Politics, n. A strife of interests masquerading as a contest of principles. The conduct of public affairs for private advantage.

—Ambrose Bierce, 1906

What experience and history teach is this—that nations and governments have never learned anything from history or acted upon any lessons they might have drawn from it.

—Georg Wilhelm Friedrich Hegel, 1830

The tree of liberty must be refreshed from time to time with the blood of patriots and tyrants. It is its natural manure.

—Thomas Jefferson, 1787

O citizens, first acquire wealth; you can practice virtue afterward.

—Horace, c. 8 BC

A government which robs Peter to pay Paul can always count on the support of Paul.

—George Bernard Shaw, 1944

The most hateful torment for men is to have knowledge of everything but power over nothing.

—Herodotus, c. 425 BC

Written laws are like spiderwebs: they will catch, it is true, the weak and poor but would be torn in pieces by the rich and powerful.

—Anacharsis, c. 550 BC

People revere the Constitution yet know so little about it—and that goes for some of my fellow senators.

—Robert Byrd, 2005

I am no courtesan, nor moderator, nor tribune, nor defender of the people: I am myself the people.

—Maximilien Robespierre, 1792

A riot is at bottom the language of the unheard.

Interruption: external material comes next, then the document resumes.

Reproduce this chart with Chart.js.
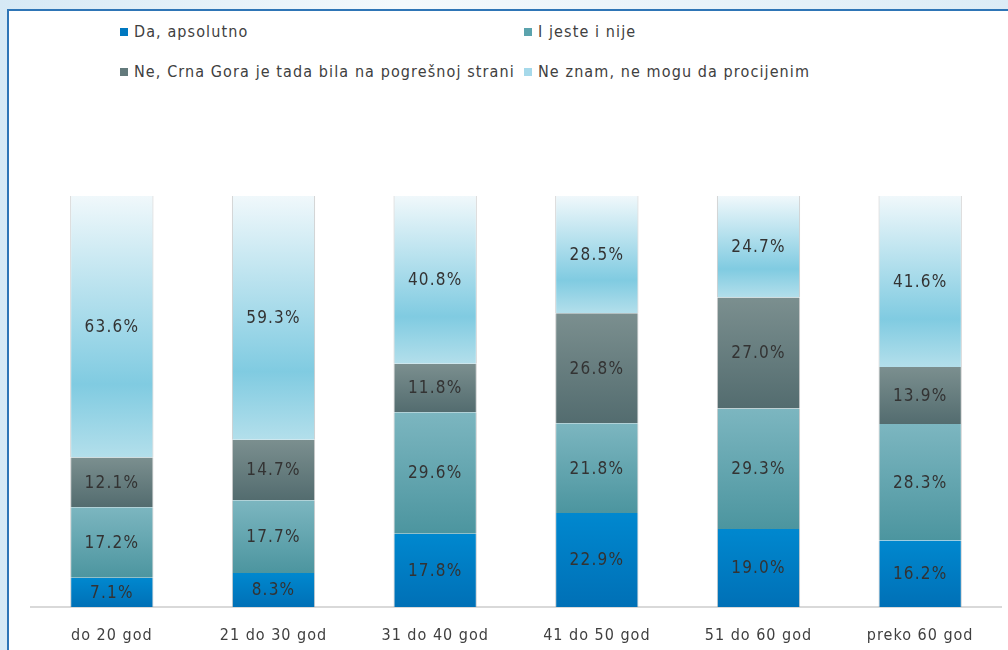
<!DOCTYPE html>
<html>
<head>
<meta charset="utf-8">
<script src="https://cdn.jsdelivr.net/npm/chart.js@4.4.1/dist/chart.umd.min.js"></script>
<style>
  html, body { margin: 0; padding: 0; }
  body {
    width: 1008px; height: 650px; overflow: hidden; position: relative;
    background: linear-gradient(90deg, #d6e9f5 0%, #f4f9fc 40%, #dcecf6 100%);
    font-family: "DejaVu Sans Condensed", "DejaVu Sans", sans-serif;
  }
  #panel {
    position: absolute; left: 7px; top: 9px; right: 0; bottom: 0;
    background: #fff; border-left: 2px solid #2e75b6; border-top: 2px solid #2e75b6;
  }
  #chartBox { position: absolute; left: 0; top: 0; width: 1008px; height: 650px; }
  .leg { position: absolute; font-size: 16px; letter-spacing: 1.1px; color: #404040; white-space: nowrap; }
  .leg i { display: inline-block; width: 8px; height: 8px; margin-right: 6px; vertical-align: 1px; }
</style>
</head>
<body>
<div id="panel"></div>
<div id="legend"></div>
<div id="chartBox"><canvas id="ageChart" width="1008" height="650"></canvas></div>
<script>
var categories = ["do 20 god", "21 do 30 god", "31 do 40 god", "41 do 50 god", "51 do 60 god", "preko 60 god"];

var daApsolutno = [7.1, 8.3, 17.8, 22.9, 19.0, 16.2];
var jesteNije = [17.2, 17.7, 29.6, 21.8, 29.3, 28.3];
var pogresnaStrana = [12.1, 14.7, 11.8, 26.8, 27.0, 13.9];
var neZnam = [63.6, 59.3, 40.8, 28.5, 24.7, 41.6];

var seriesNames = [
    "Da, apsolutno",
    "I jeste i nije",
    "Ne, Crna Gora je tada bila na pogrešnoj strani",
    "Ne znam, ne mogu da procijenim"
];

// gradient stops per series, top to bottom of each segment
var gradients = [
    [[0, "#0088cf"], [1, "#0070b6"]],
    [[0, "#7cb6c0"], [1, "#4c959f"]],
    [[0, "#7b8f8f"], [1, "#536c6f"]],
    [[0, "#f0f8fb"], [0.72, "#80cbe1"], [1, "#b3dfeb"]]
];
var legendColors = ["#0078c0", "#5ba3ad", "#637a7c", "#a6d9ea"];

function segmentFill(seriesIndex) {
    return function (context) {
        var chart = context.chart;
        if (!chart.chartArea || context.type !== "data") return legendColors[seriesIndex];
        var y = chart.scales.y;
        var i = context.dataIndex;
        var base = 0;
        for (var s = 0; s < seriesIndex; s++) base += chart.data.datasets[s].data[i];
        var top = base + chart.data.datasets[seriesIndex].data[i];
        var y0 = y.getPixelForValue(top);
        var y1 = y.getPixelForValue(base);
        if (!isFinite(y0) || !isFinite(y1) || y0 === y1) return legendColors[seriesIndex];
        var g = chart.ctx.createLinearGradient(0, y0, 0, y1);
        gradients[seriesIndex].forEach(function (st) { g.addColorStop(st[0], st[1]); });
        return g;
    };
}

var allSeries = [daApsolutno, jesteNije, pogresnaStrana, neZnam];
var datasets = allSeries.map(function (values, k) {
    return {
        label: seriesNames[k],
        data: values,
        backgroundColor: segmentFill(k),
        borderColor: "rgba(140,140,140,0.45)",
        borderWidth: { left: 1, right: 1, top: 0, bottom: 0 },
        borderSkipped: false,
        barPercentage: 0.515,
        categoryPercentage: 1
    };
});

// legend in two columns like the original
var legendPos = [[120, 22], [524, 22], [120, 62], [524, 62]];
var legendEl = document.getElementById("legend");
seriesNames.forEach(function (name, k) {
    var d = document.createElement("div");
    d.className = "leg";
    d.style.left = legendPos[k][0] + "px";
    d.style.top = legendPos[k][1] + "px";
    d.innerHTML = '<i style="background:' + legendColors[k] + '"></i>';
    d.appendChild(document.createTextNode(name));
    legendEl.appendChild(d);
});

// the original text is wide-set; widen canvas text a little
var spacing = {
    id: "spacing",
    beforeDraw: function (chart) { chart.ctx.letterSpacing = "1px"; },
    afterDraw: function (chart) { chart.ctx.letterSpacing = "0px"; }
};

var valueLabels = {
    id: "valueLabels",
    afterDatasetsDraw: function (chart) {
        var ctx = chart.ctx;
        ctx.save();
        ctx.font = '17px "DejaVu Sans Condensed", "DejaVu Sans", sans-serif';
        ctx.letterSpacing = "1.2px";
        ctx.fillStyle = "#333333";
        ctx.textAlign = "center";
        ctx.textBaseline = "middle";
        chart.data.datasets.forEach(function (ds, k) {
            chart.getDatasetMeta(k).data.forEach(function (bar, i) {
                ctx.fillText(ds.data[i].toFixed(1) + "%", bar.x, (bar.y + bar.base) / 2 + 1);
            });
        });
        ctx.restore();
    }
};

var ctx = document.getElementById("ageChart").getContext("2d");

new Chart(ctx, {
    type: "bar",
    data: {
        labels: categories,
        datasets: datasets
    },
    plugins: [spacing, valueLabels],
    options: {
        responsive: false,
        animation: false,
        maintainAspectRatio: false,
        layout: {
            padding: { top: 196, left: 31, right: 7, bottom: 0 }
        },
        scales: {
            x: {
                stacked: true,
                grid: { display: false },
                border: { display: true, color: "#d9d9d9", width: 2 },
                ticks: {
                    color: "#404040",
                    padding: 11,
                    font: { family: '"DejaVu Sans Condensed", "DejaVu Sans", sans-serif', size: 16 }
                },
                afterFit: function (scale) { scale.height = 43; }
            },
            y: {
                stacked: true,
                display: false,
                min: 0,
                max: 100
            }
        },
        plugins: {
            legend: { display: false },
            tooltip: { enabled: false }
        }
    }
});
</script>
</body>
</html>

—Martin Luther King Jr., c. 1967

Natural rights is simple nonsense: natural and imprescriptible rights, rhetorical nonsense—nonsense upon stilts.

—Jeremy Bentham, c. 1832

If you must take care that your opinions do not differ in the least from those of the person with whom you are talking, you might just as well be alone.

—Yoshida Kenko, c. 1330

You should never have your best trousers on when you go out to fight for freedom and truth.